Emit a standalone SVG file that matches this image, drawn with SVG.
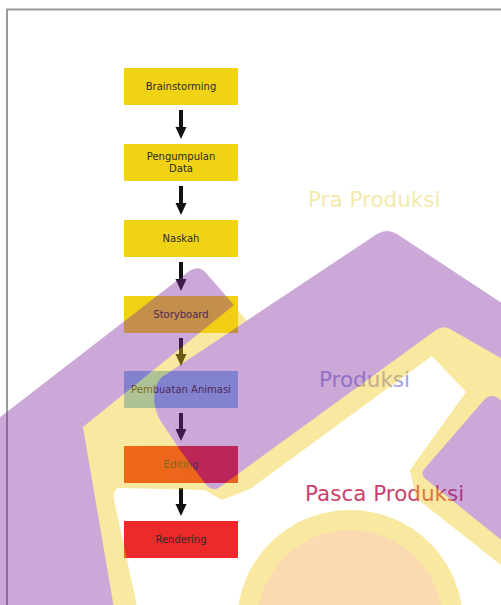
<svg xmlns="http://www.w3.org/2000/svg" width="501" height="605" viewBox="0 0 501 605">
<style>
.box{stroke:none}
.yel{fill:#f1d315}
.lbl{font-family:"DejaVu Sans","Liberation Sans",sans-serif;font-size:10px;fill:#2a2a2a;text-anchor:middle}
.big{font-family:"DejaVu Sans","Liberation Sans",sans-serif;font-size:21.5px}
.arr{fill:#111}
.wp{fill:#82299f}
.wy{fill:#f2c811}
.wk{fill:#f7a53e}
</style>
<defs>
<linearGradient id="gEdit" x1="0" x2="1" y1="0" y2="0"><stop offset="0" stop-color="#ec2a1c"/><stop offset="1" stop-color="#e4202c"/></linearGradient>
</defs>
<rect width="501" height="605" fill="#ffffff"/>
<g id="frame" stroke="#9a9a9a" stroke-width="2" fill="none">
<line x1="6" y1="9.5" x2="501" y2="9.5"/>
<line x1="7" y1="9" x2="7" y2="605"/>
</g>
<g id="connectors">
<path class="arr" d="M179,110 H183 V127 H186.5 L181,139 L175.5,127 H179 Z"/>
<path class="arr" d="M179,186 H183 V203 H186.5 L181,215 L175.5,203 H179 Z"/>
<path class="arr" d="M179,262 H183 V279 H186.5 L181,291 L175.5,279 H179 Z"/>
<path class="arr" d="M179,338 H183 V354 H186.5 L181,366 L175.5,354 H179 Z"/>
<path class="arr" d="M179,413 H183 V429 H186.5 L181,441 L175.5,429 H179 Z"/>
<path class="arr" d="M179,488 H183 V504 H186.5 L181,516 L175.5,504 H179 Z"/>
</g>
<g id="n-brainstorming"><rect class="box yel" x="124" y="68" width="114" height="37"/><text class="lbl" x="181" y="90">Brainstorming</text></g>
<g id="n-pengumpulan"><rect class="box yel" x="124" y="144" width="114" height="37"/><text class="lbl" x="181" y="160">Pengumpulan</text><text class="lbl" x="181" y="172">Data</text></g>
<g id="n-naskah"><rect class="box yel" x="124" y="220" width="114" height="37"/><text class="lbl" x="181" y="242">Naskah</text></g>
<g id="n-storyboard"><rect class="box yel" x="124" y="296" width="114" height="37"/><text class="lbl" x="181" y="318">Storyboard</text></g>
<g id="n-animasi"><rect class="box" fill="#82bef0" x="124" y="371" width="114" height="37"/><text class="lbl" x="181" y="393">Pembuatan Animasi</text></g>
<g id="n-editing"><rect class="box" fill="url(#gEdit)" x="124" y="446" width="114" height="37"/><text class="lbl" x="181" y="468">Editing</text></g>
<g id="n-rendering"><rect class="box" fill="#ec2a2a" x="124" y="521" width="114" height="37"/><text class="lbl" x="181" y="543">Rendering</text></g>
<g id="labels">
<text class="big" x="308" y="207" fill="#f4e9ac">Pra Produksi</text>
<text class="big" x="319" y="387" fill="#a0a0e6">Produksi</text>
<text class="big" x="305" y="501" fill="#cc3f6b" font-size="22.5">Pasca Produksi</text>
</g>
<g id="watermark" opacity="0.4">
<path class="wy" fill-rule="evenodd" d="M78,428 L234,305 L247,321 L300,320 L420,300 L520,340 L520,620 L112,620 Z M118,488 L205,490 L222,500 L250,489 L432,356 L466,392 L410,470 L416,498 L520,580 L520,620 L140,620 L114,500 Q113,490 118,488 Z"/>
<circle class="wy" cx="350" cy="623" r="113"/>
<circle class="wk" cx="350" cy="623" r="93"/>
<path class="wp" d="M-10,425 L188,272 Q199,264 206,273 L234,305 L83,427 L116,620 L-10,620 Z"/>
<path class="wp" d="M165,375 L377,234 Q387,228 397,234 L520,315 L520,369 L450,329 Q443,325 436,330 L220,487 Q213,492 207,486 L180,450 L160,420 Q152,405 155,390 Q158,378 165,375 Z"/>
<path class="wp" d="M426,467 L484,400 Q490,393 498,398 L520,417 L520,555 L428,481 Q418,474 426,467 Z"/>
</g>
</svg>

::::::

=== Exercise details ===
Strip out the pictures and quote the remaining data word for word.

=== Final result ===
Emit a standalone SVG file that matches this image, drawn with SVG.
<svg xmlns="http://www.w3.org/2000/svg" width="501" height="605" viewBox="0 0 501 605">
<style>
.box{stroke:none}
.yel{fill:#f1d315}
.lbl{font-family:"DejaVu Sans","Liberation Sans",sans-serif;font-size:10px;fill:#2a2a2a;text-anchor:middle}
.big{font-family:"DejaVu Sans","Liberation Sans",sans-serif;font-size:21.5px}
.arr{fill:#111}
.wp{fill:#82299f}
.wy{fill:#f2c811}
.wk{fill:#f7a53e}
</style>
<defs>
<linearGradient id="gEdit" x1="0" x2="1" y1="0" y2="0"><stop offset="0" stop-color="#ec2a1c"/><stop offset="1" stop-color="#e4202c"/></linearGradient>
</defs>
<rect width="501" height="605" fill="#ffffff"/>
<g id="frame" stroke="#9a9a9a" stroke-width="2" fill="none">
<line x1="6" y1="9.5" x2="501" y2="9.5"/>
<line x1="7" y1="9" x2="7" y2="605"/>
</g>
<g id="connectors">
<path class="arr" d="M179,110 H183 V127 H186.5 L181,139 L175.5,127 H179 Z"/>
<path class="arr" d="M179,186 H183 V203 H186.5 L181,215 L175.5,203 H179 Z"/>
<path class="arr" d="M179,262 H183 V279 H186.5 L181,291 L175.5,279 H179 Z"/>
<path class="arr" d="M179,338 H183 V354 H186.5 L181,366 L175.5,354 H179 Z"/>
<path class="arr" d="M179,413 H183 V429 H186.5 L181,441 L175.5,429 H179 Z"/>
<path class="arr" d="M179,488 H183 V504 H186.5 L181,516 L175.5,504 H179 Z"/>
</g>
<g id="n-brainstorming"><rect class="box yel" x="124" y="68" width="114" height="37"/><text class="lbl" x="181" y="90">Brainstorming</text></g>
<g id="n-pengumpulan"><rect class="box yel" x="124" y="144" width="114" height="37"/><text class="lbl" x="181" y="160">Pengumpulan</text><text class="lbl" x="181" y="172">Data</text></g>
<g id="n-naskah"><rect class="box yel" x="124" y="220" width="114" height="37"/><text class="lbl" x="181" y="242">Naskah</text></g>
<g id="n-storyboard"><rect class="box yel" x="124" y="296" width="114" height="37"/><text class="lbl" x="181" y="318">Storyboard</text></g>
<g id="n-animasi"><rect class="box" fill="#82bef0" x="124" y="371" width="114" height="37"/><text class="lbl" x="181" y="393">Pembuatan Animasi</text></g>
<g id="n-editing"><rect class="box" fill="url(#gEdit)" x="124" y="446" width="114" height="37"/><text class="lbl" x="181" y="468">Editing</text></g>
<g id="n-rendering"><rect class="box" fill="#ec2a2a" x="124" y="521" width="114" height="37"/><text class="lbl" x="181" y="543">Rendering</text></g>
<g id="labels">
<text class="big" x="308" y="207" fill="#f4e9ac">Pra Produksi</text>
<text class="big" x="319" y="387" fill="#a0a0e6">Produksi</text>
<text class="big" x="305" y="501" fill="#cc3f6b" font-size="22.5">Pasca Produksi</text>
</g>
<g id="watermark" opacity="0.4">
<path class="wy" fill-rule="evenodd" d="M78,428 L234,305 L247,321 L300,320 L420,300 L520,340 L520,620 L112,620 Z M118,488 L205,490 L222,500 L250,489 L432,356 L466,392 L410,470 L416,498 L520,580 L520,620 L140,620 L114,500 Q113,490 118,488 Z"/>
<circle class="wy" cx="350" cy="623" r="113"/>
<circle class="wk" cx="350" cy="623" r="93"/>
<path class="wp" d="M-10,425 L188,272 Q199,264 206,273 L234,305 L83,427 L116,620 L-10,620 Z"/>
<path class="wp" d="M165,375 L377,234 Q387,228 397,234 L520,315 L520,369 L450,329 Q443,325 436,330 L220,487 Q213,492 207,486 L180,450 L160,420 Q152,405 155,390 Q158,378 165,375 Z"/>
<path class="wp" d="M426,467 L484,400 Q490,393 498,398 L520,417 L520,555 L428,481 Q418,474 426,467 Z"/>
</g>
</svg>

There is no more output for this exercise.